** start **

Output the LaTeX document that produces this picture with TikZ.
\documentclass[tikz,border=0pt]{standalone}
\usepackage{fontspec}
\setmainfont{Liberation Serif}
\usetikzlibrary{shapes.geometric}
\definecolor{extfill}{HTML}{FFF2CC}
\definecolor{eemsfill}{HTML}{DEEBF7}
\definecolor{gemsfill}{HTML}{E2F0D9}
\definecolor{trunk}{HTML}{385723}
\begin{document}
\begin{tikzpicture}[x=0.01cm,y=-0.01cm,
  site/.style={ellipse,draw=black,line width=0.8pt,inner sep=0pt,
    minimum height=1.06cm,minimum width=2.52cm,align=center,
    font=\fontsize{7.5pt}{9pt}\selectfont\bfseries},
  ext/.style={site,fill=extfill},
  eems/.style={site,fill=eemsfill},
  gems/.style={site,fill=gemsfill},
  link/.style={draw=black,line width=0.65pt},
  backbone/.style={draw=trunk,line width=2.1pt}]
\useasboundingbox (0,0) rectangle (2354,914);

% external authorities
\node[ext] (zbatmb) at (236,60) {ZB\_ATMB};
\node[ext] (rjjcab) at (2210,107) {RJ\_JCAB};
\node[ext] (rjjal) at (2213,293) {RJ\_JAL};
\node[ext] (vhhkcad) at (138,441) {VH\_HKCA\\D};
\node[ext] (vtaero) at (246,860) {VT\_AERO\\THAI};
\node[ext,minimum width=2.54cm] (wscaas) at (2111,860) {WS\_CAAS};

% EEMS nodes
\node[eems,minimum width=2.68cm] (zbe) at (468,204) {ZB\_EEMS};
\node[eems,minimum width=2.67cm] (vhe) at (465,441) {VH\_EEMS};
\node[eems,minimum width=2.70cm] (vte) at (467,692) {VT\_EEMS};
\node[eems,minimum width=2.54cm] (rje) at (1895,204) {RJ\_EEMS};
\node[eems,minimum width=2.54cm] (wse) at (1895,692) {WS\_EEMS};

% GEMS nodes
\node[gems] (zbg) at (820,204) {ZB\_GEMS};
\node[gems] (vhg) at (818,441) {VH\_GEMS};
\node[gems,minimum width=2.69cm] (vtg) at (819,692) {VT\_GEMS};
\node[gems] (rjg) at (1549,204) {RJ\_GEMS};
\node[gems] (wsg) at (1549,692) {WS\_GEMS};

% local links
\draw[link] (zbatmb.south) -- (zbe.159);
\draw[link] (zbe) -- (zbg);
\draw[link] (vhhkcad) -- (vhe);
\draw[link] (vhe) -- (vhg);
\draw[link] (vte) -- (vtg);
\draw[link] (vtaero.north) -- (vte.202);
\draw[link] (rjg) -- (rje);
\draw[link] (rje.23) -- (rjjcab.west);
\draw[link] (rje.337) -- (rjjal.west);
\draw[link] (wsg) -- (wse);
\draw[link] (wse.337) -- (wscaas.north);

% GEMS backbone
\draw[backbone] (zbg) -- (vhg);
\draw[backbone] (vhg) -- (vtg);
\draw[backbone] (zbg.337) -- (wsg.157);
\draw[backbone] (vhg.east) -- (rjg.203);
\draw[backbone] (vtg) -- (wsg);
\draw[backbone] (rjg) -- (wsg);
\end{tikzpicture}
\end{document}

** end **
** start **

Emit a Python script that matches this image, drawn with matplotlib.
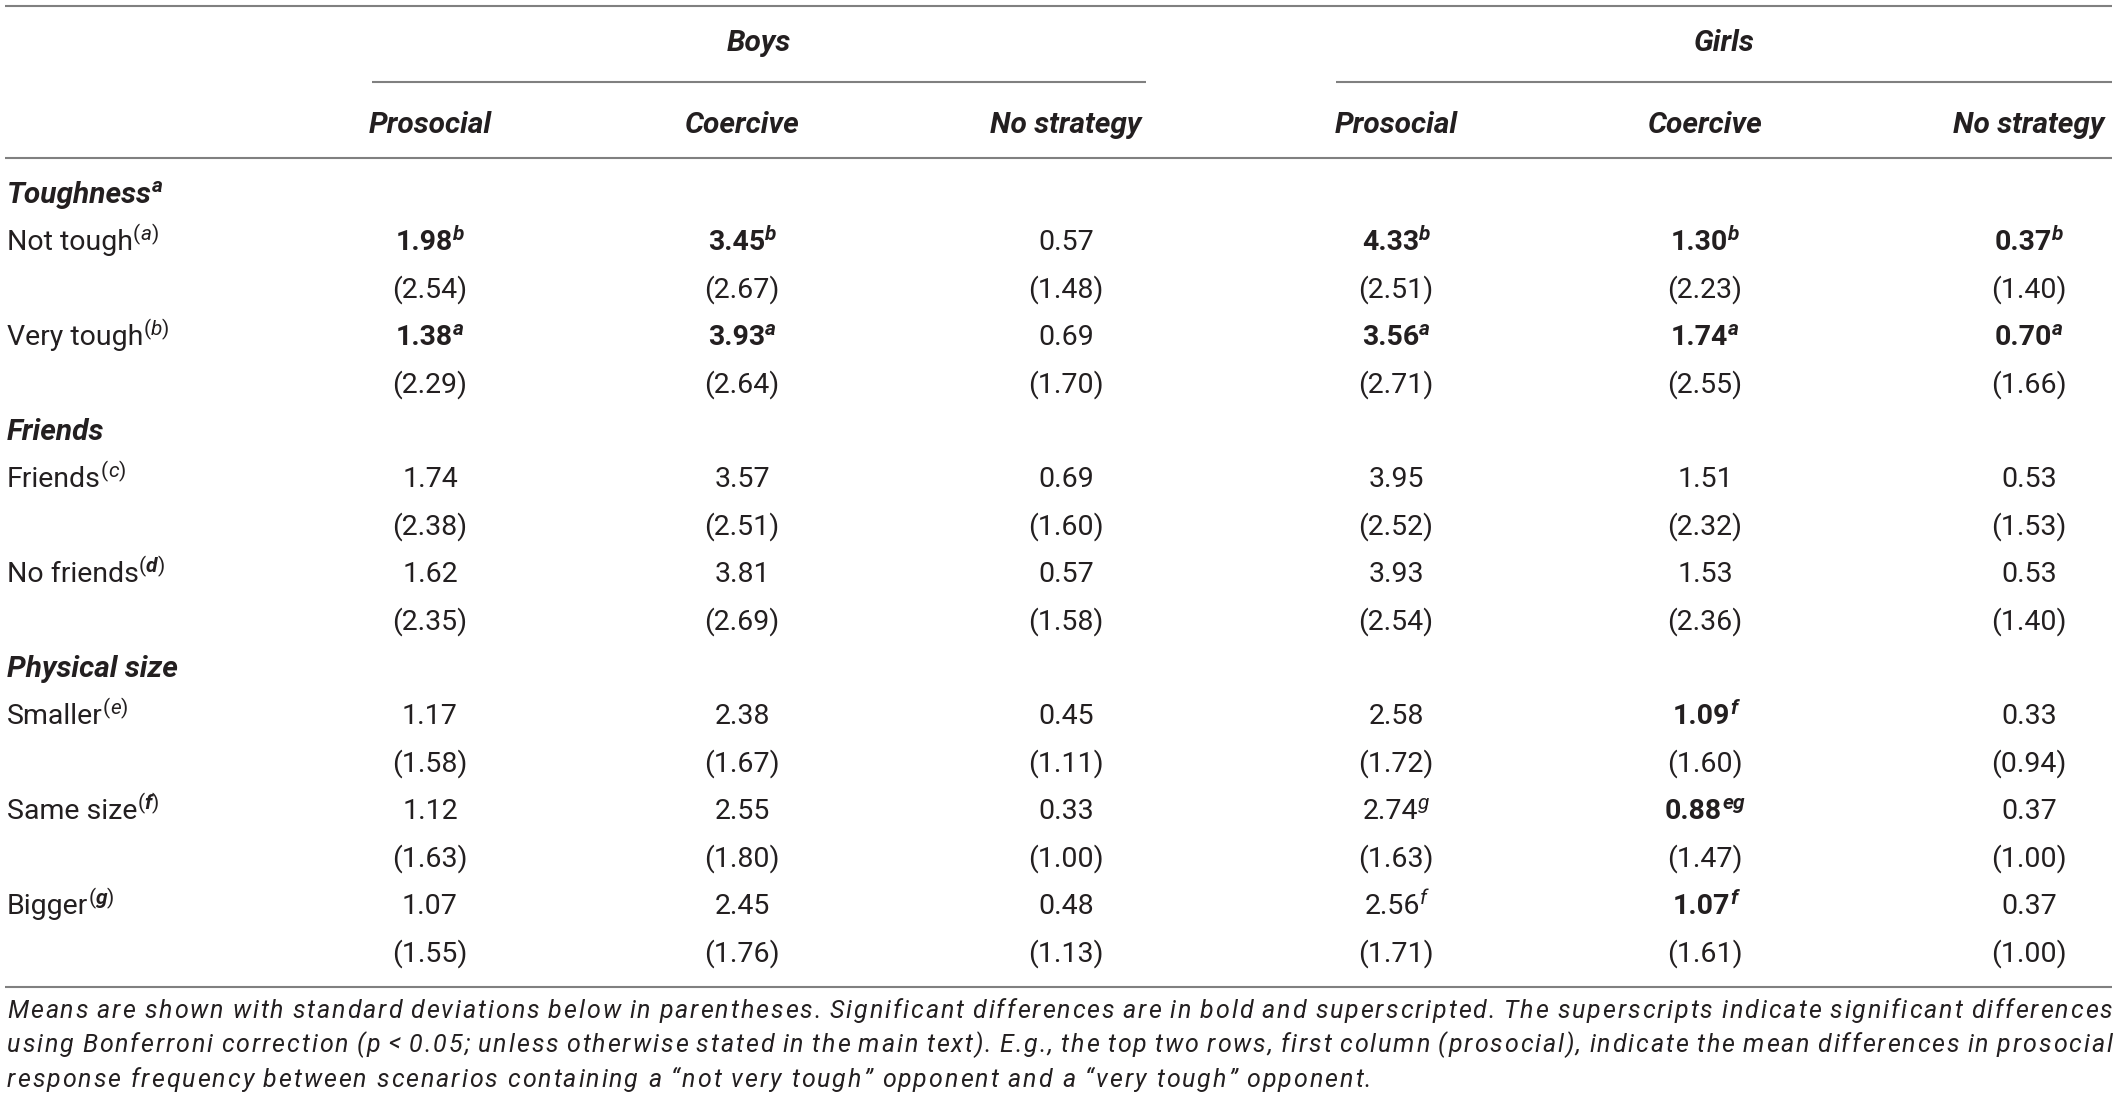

** end **
** start **

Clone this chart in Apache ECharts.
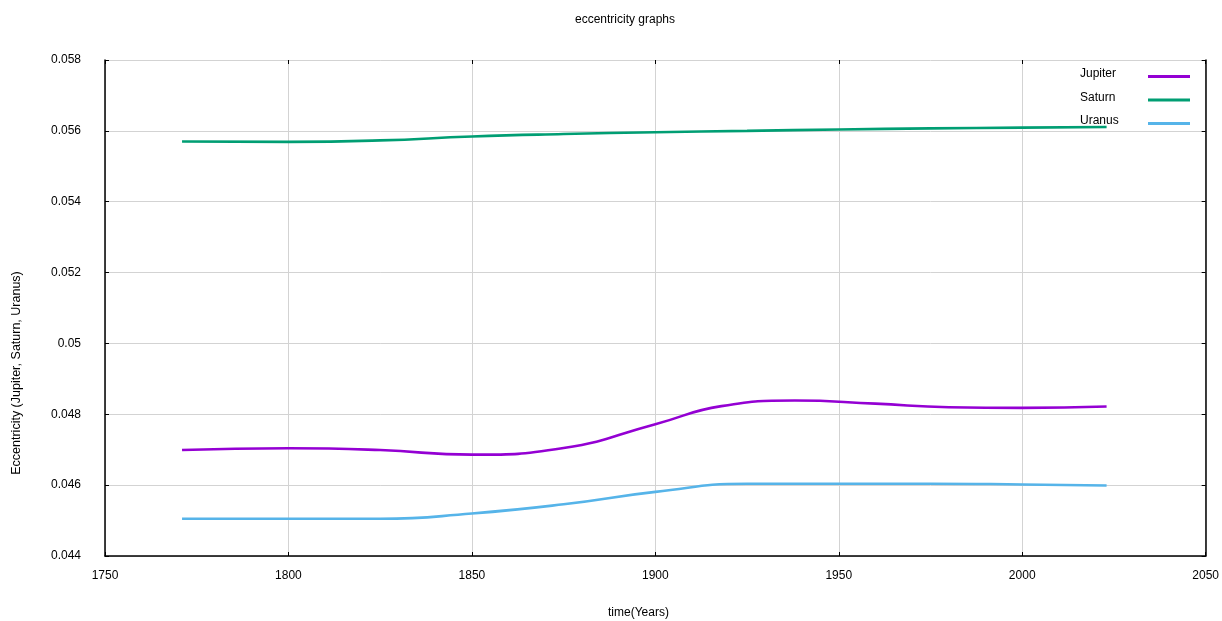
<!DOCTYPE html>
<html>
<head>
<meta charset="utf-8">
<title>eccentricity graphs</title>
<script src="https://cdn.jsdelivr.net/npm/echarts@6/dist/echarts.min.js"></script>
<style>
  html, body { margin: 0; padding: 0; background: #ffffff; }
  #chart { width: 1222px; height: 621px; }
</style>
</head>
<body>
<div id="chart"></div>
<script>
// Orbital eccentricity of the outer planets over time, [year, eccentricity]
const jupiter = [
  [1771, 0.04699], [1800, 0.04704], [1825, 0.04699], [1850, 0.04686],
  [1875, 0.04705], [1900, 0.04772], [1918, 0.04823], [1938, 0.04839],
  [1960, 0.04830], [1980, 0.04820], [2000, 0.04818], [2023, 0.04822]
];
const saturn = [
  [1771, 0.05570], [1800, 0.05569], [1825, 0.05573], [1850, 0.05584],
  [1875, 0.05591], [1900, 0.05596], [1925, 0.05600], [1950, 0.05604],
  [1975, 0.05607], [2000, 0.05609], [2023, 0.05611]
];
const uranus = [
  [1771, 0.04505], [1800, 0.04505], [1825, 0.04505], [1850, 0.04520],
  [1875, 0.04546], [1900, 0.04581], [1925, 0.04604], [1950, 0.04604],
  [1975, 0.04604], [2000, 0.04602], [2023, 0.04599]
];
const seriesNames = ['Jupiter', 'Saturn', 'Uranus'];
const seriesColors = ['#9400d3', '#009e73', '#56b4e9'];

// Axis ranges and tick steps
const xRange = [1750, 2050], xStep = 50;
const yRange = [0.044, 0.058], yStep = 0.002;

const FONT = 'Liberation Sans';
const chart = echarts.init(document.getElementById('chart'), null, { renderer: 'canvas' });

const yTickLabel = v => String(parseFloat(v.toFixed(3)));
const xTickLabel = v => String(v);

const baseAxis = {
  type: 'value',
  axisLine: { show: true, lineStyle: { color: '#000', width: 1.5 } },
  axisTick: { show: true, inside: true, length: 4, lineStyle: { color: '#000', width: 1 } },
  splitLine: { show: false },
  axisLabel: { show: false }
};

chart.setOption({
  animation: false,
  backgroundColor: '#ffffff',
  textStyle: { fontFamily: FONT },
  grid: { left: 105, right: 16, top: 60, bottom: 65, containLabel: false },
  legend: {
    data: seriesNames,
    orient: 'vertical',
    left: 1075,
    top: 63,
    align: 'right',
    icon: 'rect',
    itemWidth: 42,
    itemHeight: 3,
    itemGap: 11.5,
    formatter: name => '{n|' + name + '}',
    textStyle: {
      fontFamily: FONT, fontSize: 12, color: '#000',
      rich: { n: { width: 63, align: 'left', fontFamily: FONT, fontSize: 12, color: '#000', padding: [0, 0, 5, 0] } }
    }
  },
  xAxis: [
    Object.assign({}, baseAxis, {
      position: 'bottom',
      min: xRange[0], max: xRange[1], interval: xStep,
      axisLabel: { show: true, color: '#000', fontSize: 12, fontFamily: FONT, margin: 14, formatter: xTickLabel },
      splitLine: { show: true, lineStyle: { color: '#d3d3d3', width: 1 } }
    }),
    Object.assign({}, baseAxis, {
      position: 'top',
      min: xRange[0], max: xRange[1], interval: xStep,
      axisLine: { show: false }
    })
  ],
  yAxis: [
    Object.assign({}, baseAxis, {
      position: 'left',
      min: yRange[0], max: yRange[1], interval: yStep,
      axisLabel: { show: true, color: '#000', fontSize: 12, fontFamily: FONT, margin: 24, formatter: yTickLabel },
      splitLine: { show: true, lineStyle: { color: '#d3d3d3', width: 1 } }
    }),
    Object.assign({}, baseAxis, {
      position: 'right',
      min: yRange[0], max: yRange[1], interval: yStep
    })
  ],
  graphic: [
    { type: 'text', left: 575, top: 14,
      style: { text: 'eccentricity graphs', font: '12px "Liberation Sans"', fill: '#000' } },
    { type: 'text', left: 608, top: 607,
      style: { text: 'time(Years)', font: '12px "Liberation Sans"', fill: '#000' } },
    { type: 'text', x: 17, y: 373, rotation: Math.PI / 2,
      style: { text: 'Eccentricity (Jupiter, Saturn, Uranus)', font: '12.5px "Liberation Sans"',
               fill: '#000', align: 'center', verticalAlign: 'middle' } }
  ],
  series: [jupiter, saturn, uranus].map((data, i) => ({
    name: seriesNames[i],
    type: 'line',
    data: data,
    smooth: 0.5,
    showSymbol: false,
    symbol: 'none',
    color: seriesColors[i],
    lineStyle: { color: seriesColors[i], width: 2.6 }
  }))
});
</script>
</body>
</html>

** end **

• Set task: In the listing, find each line with the string "script" and copy it.

• Problem solution:
Emit a Python script that matches this image, drawn with matplotlib.
<script src="https://cdn.jsdelivr.net/npm/echarts@6/dist/echarts.min.js"></script>
<script>
</script>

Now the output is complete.